As experimental tools have continued to evolve and the data sets they produce grow larger and larger, other research tools have refused to grow up. Such is the case with trusty mathematical analysis techniques like classification trees and forest-based methods, which can be used for examining high-throughput genome data. But if individual researchers without serious compute power want to utilize these tools to analyze the large datasets for genome-wide association studies, which can contain multiple gigabytes of SNP markers, they run into trouble.
"When people initially designed these classification trees, they didn't have this genotyping data in mind.
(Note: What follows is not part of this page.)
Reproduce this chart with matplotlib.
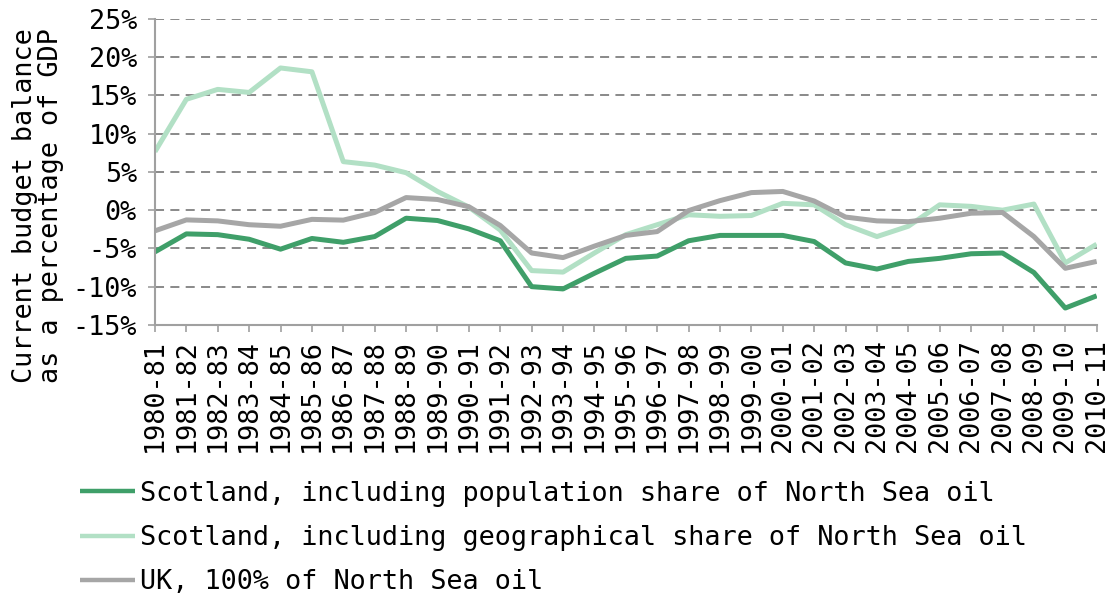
import matplotlib
matplotlib.use("Agg")
import matplotlib.pyplot as plt

years = ['1980-81', '1981-82', '1982-83', '1983-84', '1984-85', '1985-86', '1986-87',
         '1987-88', '1988-89', '1989-90', '1990-91', '1991-92', '1992-93', '1993-94',
         '1994-95', '1995-96', '1996-97', '1997-98', '1998-99', '1999-00', '2000-01',
         '2001-02', '2002-03', '2003-04', '2004-05', '2005-06', '2006-07', '2007-08',
         '2008-09', '2009-10', '2010-11']

# Scotland, population share of North Sea oil
scot_pop = [-5.45, -3.1, -3.2, -3.8, -5.1, -3.7, -4.2, -3.45, -1.05, -1.35, -2.45,
            -4.0, -10.0, -10.3, -8.25, -6.3, -6.0, -4.0, -3.3, -3.3, -3.3,
            -4.1, -6.9, -7.7, -6.7, -6.3, -5.7, -5.6, -8.15, -12.8, -11.2]

# Scotland, geographical share of North Sea oil
scot_geo = [7.65, 14.5, 15.8, 15.4, 18.6, 18.1, 6.35, 5.9, 4.9, 2.45, 0.4,
            -2.6, -7.9, -8.1, -5.6, -3.2, -1.9, -0.6, -0.8, -0.7, 0.9,
            0.7, -1.9, -3.45, -2.1, 0.7, 0.5, 0.0, 0.8, -6.9, -4.45]

# UK, 100% of North Sea oil
uk = [-2.7, -1.27, -1.4, -1.9, -2.1, -1.2, -1.3, -0.3, 1.65, 1.4, 0.45,
      -2.0, -5.6, -6.2, -4.7, -3.3, -2.8, -0.05, 1.25, 2.3, 2.45,
      1.2, -0.9, -1.4, -1.5, -1.05, -0.4, -0.3, -3.45, -7.6, -6.7]

labels = ['Scotland, including population share of North Sea oil',
          'Scotland, including geographical share of North Sea oil',
          'UK, 100% of North Sea oil']

plt.rcParams['font.family'] = ['DejaVu Sans Mono']
fs = 19.4

fig = plt.figure(figsize=(11.1, 5.95), dpi=100)
ax = fig.add_axes([0.1396, 0.454, 0.8484, 0.514])

x = list(range(len(years)))
ax.plot(x, scot_pop, color='#3F9F69', lw=3.6, label=labels[0], solid_capstyle='butt')
ax.plot(x, scot_geo, color='#B2E0C5', lw=3.6, label=labels[1], solid_capstyle='butt')
ax.plot(x, uk, color='#A6A6A6', lw=3.6, label=labels[2], solid_capstyle='butt')

ax.set_xlim(0, 30)
ax.set_ylim(-15, 25)
yt = list(range(-15, 30, 5))
ax.set_yticks(yt)
ax.set_yticklabels(['%d%%' % v for v in yt], fontsize=fs)
ax.set_xticks(x)
ax.set_xticklabels(years, rotation=90, fontsize=fs)

for v in yt[1:]:
    ax.axhline(v, color='#808080', lw=1.3, ls=(0, (5, 3.5)), zorder=0)

for s in ['top', 'right']:
    ax.spines[s].set_visible(False)
for s in ['left', 'bottom']:
    ax.spines[s].set_color('#A0A0A0')
    ax.spines[s].set_linewidth(1.5)
ax.tick_params(axis='both', direction='out', length=5, width=1.2, color='#A0A0A0')
ax.tick_params(axis='y', pad=8)
ax.tick_params(axis='x', pad=5)

fig.text(0.034, 0.655, 'Current budget balance\nas a percentage of GDP', rotation=90,
         ha='center', va='center', fontsize=fs, linespacing=1.0)

leg = fig.legend(loc='upper left', bbox_to_anchor=(0.072, 0.192), frameon=False,
                 fontsize=fs, handlelength=2.05, handletextpad=0.19, labelspacing=0.68,
                 borderpad=0, borderaxespad=0)
for h in leg.get_lines():
    h.set_linewidth(3.2)

fig.savefig('out.png', dpi=100)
Those tree methods began formerly in 1984 — they were designed for generic statistical modeling," says Heping Zhang, a professor of biostatistics at the Yale School of Public Health. "The problem is when you have genomic data, you're talking about several gigabytes of size."
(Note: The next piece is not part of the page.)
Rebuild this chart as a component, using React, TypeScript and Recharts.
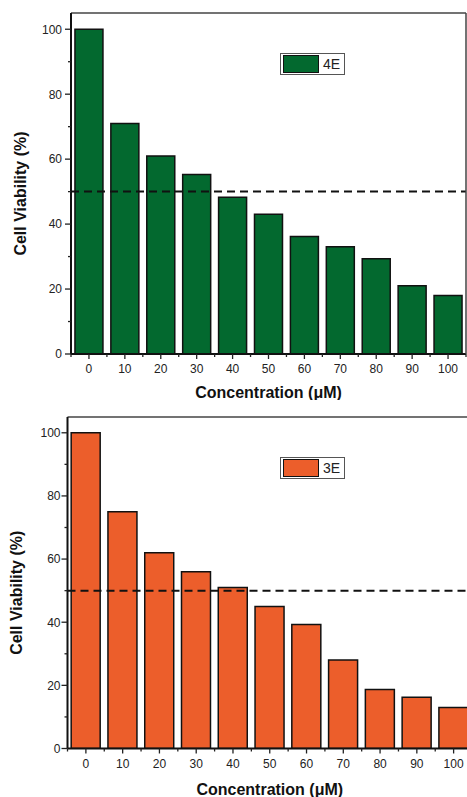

In order to help researchers work around the memory limitations of their desktops so that they can use these classic statistical tools on GWAS datasets, Zhang and his colleagues recently released Willows, a freely available software package that combines statistical tools with data compression algorithms to analyze gigantic SNP datasets. "If you use the existing software that implements trees or forests, you cannot do any genetic analysis because you cannot even get the data," Zhang says. "In genomic data there's millions of SNPs to be used; because the numbers [are] so high you cannot possibly get all the data into your existing desktop, so if you don't do anything, it will overwhelm the memory."
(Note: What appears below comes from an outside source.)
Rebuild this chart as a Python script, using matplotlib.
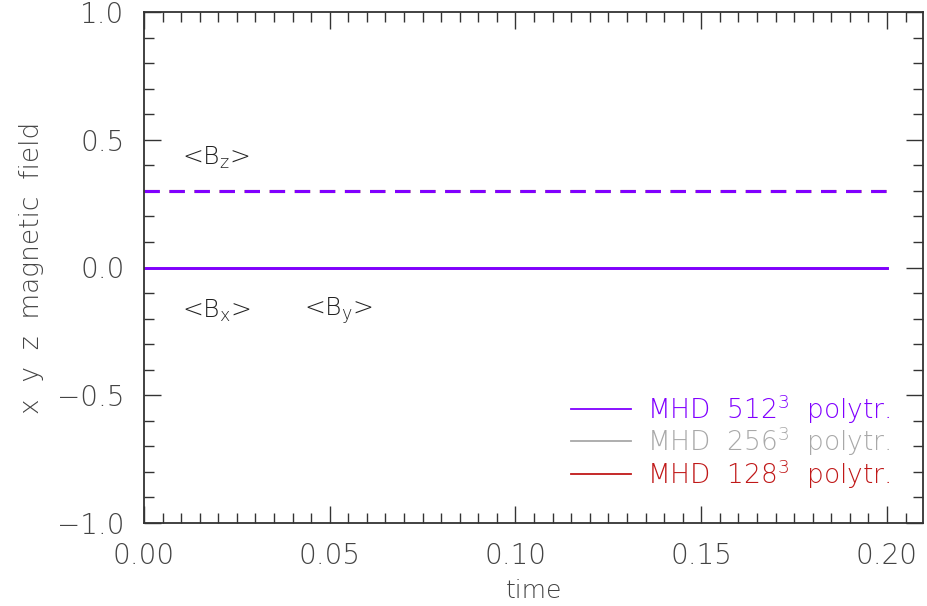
import matplotlib
matplotlib.use('Agg')
import matplotlib.pyplot as plt
import numpy as np
from matplotlib.ticker import MultipleLocator

# time axis and mean field components (constant in time)
time = [0.0, 0.05, 0.10, 0.15, 0.20]
runs = ['MHD  512$^3$  polytr.', 'MHD  256$^3$  polytr.', 'MHD  128$^3$  polytr.']
colors = ['#8000ff', '#a8a8a8', '#c01818']
bx = [0.0, 0.0, 0.0, 0.0, 0.0]
by = [0.0, 0.0, 0.0, 0.0, 0.0]
bz = [0.3, 0.3, 0.3, 0.3, 0.3]

plt.rcParams['font.weight'] = 'light'
plt.rcParams['axes.labelweight'] = 'light'

fig = plt.figure(figsize=(9.27, 6.06), dpi=100)
ax = fig.add_axes([144 / 927, 1 - 523 / 606, (923 - 144) / 927, (523 - 12) / 606])

# draw lowest resolution first so 512^3 ends on top
for i in [2, 1, 0]:
    c = colors[i]
    ax.plot(time, bx, color=c, lw=1.8)
    ax.plot(time, by, color=c, lw=1.8)
    ax.plot(time, bz, color=c, lw=2.2, ls=(0, (5, 3.2)))

ax.set_xlim(0, 0.2097)
ax.set_ylim(-1.0, 1.0)
ax.xaxis.set_major_locator(MultipleLocator(0.05))
ax.xaxis.set_minor_locator(MultipleLocator(0.005))
ax.yaxis.set_major_locator(MultipleLocator(0.5))
ax.yaxis.set_minor_locator(MultipleLocator(0.1))
ax.xaxis.set_major_formatter(plt.FuncFormatter(lambda v, p: f'{v:.2f}'))
ax.yaxis.set_major_formatter(plt.FuncFormatter(lambda v, p: f'{v:.1f}'.replace('-', '\u2212')))

ax.tick_params(which='both', direction='in', top=True, right=True,
               color='#333333', width=1.0, labelsize=20, labelcolor='#444444')
ax.tick_params(which='major', length=12, pad=14)
ax.tick_params(which='minor', length=7)
for s in ax.spines.values():
    s.set_color('#333333')
    s.set_linewidth(1.3)

ax.set_xlabel('time', fontsize=18, color='#444444', labelpad=6)
ax.set_ylabel('x  y  z  magnetic  field', fontsize=19, color='#444444')
ax.yaxis.set_label_coords(-0.128, 0.5)

ax.text(0.0103, 0.43, r'<B$_\mathregular{z}$>', fontsize=18, color='#222222', va='center')
ax.text(0.0103, -0.17, r'<B$_\mathregular{x}$>', fontsize=18, color='#222222', va='center')
ax.text(0.043, -0.17, r'<B$_\mathregular{y}$>', fontsize=18, color='#222222', va='center')

# legend drawn by hand in data coords
leg_y = [-0.555, -0.68, -0.81]
for i in range(3):
    ax.plot([0.115, 0.1312], [leg_y[i], leg_y[i]], color=colors[i], lw=1.3)
    ax.text(0.1355, leg_y[i], runs[i], fontsize=19, color=colors[i], va='center')

plt.savefig('out.png', dpi=100)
The paper that presented Willows was highly accessed, and Zhang confirms that there's good reason for the interest — after all, everyone can relate to these memory bottleneck issues for GWAS. "The response has been positive because this is a very practical and important issue, so if you don't deal with it you can't go anywhere unless you buy some ridiculous machine," he says. "What most people do is take the genomic data piece by piece to get into the computer and do the analysis, but that's not even close to ideal so people are desperately looking for a method to manage the memory and get the data into the computer for the analysis."